Stated goal: Return each line of the data below verbatim; pictures are to be left out.

**** Raw data ****

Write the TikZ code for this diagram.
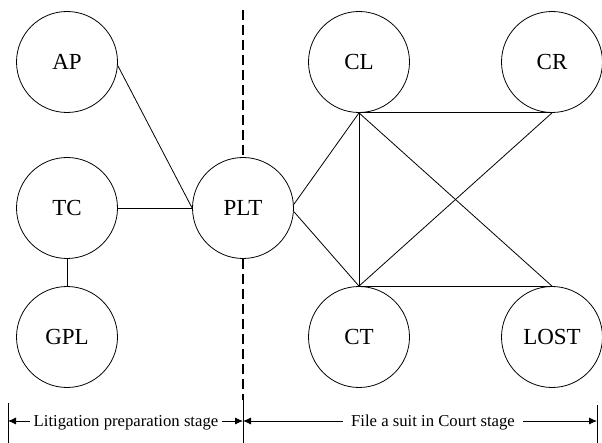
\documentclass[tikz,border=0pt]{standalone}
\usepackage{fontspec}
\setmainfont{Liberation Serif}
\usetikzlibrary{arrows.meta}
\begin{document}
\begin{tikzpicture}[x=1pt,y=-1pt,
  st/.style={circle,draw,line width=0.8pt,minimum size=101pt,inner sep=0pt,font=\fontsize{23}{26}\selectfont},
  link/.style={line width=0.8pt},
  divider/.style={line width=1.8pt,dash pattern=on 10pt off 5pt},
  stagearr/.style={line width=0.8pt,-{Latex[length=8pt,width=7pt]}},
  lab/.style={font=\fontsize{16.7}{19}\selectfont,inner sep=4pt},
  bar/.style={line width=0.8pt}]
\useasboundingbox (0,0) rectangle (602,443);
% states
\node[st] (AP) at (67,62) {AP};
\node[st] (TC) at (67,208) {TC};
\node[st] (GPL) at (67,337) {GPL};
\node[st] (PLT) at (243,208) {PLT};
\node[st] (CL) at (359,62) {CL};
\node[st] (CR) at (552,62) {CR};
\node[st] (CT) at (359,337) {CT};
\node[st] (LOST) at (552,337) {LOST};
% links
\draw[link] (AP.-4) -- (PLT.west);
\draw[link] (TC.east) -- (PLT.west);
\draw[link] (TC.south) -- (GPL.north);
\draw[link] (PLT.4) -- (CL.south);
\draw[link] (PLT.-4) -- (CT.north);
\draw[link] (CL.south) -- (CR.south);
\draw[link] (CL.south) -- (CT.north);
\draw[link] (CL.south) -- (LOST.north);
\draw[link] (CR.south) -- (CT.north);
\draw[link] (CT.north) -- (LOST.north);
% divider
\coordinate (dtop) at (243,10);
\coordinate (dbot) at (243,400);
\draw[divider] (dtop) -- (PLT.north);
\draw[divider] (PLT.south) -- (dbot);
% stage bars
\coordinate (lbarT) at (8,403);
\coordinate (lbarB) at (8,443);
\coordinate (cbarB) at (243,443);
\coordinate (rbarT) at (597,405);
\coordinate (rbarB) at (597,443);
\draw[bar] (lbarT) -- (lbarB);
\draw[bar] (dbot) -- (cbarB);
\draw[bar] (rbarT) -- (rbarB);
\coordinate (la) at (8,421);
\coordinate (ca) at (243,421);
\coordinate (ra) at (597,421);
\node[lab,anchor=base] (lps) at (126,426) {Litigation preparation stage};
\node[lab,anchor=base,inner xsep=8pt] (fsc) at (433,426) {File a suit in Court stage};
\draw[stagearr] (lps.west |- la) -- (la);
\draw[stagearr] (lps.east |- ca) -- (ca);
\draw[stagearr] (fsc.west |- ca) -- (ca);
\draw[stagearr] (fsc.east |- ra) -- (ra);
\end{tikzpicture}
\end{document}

****

Finished answer:
Write the TikZ code for this diagram.
\documentclass[tikz,border=0pt]{standalone}
\usepackage{fontspec}
\setmainfont{Liberation Serif}
\usetikzlibrary{arrows.meta}
\begin{document}
\begin{tikzpicture}[x=1pt,y=-1pt,
  st/.style={circle,draw,line width=0.8pt,minimum size=101pt,inner sep=0pt,font=\fontsize{23}{26}\selectfont},
  link/.style={line width=0.8pt},
  divider/.style={line width=1.8pt,dash pattern=on 10pt off 5pt},
  stagearr/.style={line width=0.8pt,-{Latex[length=8pt,width=7pt]}},
  lab/.style={font=\fontsize{16.7}{19}\selectfont,inner sep=4pt},
  bar/.style={line width=0.8pt}]
\useasboundingbox (0,0) rectangle (602,443);
% states
\node[st] (AP) at (67,62) {AP};
\node[st] (TC) at (67,208) {TC};
\node[st] (GPL) at (67,337) {GPL};
\node[st] (PLT) at (243,208) {PLT};
\node[st] (CL) at (359,62) {CL};
\node[st] (CR) at (552,62) {CR};
\node[st] (CT) at (359,337) {CT};
\node[st] (LOST) at (552,337) {LOST};
% links
\draw[link] (AP.-4) -- (PLT.west);
\draw[link] (TC.east) -- (PLT.west);
\draw[link] (TC.south) -- (GPL.north);
\draw[link] (PLT.4) -- (CL.south);
\draw[link] (PLT.-4) -- (CT.north);
\draw[link] (CL.south) -- (CR.south);
\draw[link] (CL.south) -- (CT.north);
\draw[link] (CL.south) -- (LOST.north);
\draw[link] (CR.south) -- (CT.north);
\draw[link] (CT.north) -- (LOST.north);
% divider
\coordinate (dtop) at (243,10);
\coordinate (dbot) at (243,400);
\draw[divider] (dtop) -- (PLT.north);
\draw[divider] (PLT.south) -- (dbot);
% stage bars
\coordinate (lbarT) at (8,403);
\coordinate (lbarB) at (8,443);
\coordinate (cbarB) at (243,443);
\coordinate (rbarT) at (597,405);
\coordinate (rbarB) at (597,443);
\draw[bar] (lbarT) -- (lbarB);
\draw[bar] (dbot) -- (cbarB);
\draw[bar] (rbarT) -- (rbarB);
\coordinate (la) at (8,421);
\coordinate (ca) at (243,421);
\coordinate (ra) at (597,421);
\node[lab,anchor=base] (lps) at (126,426) {Litigation preparation stage};
\node[lab,anchor=base,inner xsep=8pt] (fsc) at (433,426) {File a suit in Court stage};
\draw[stagearr] (lps.west |- la) -- (la);
\draw[stagearr] (lps.east |- ca) -- (ca);
\draw[stagearr] (fsc.west |- ca) -- (ca);
\draw[stagearr] (fsc.east |- ra) -- (ra);
\end{tikzpicture}
\end{document}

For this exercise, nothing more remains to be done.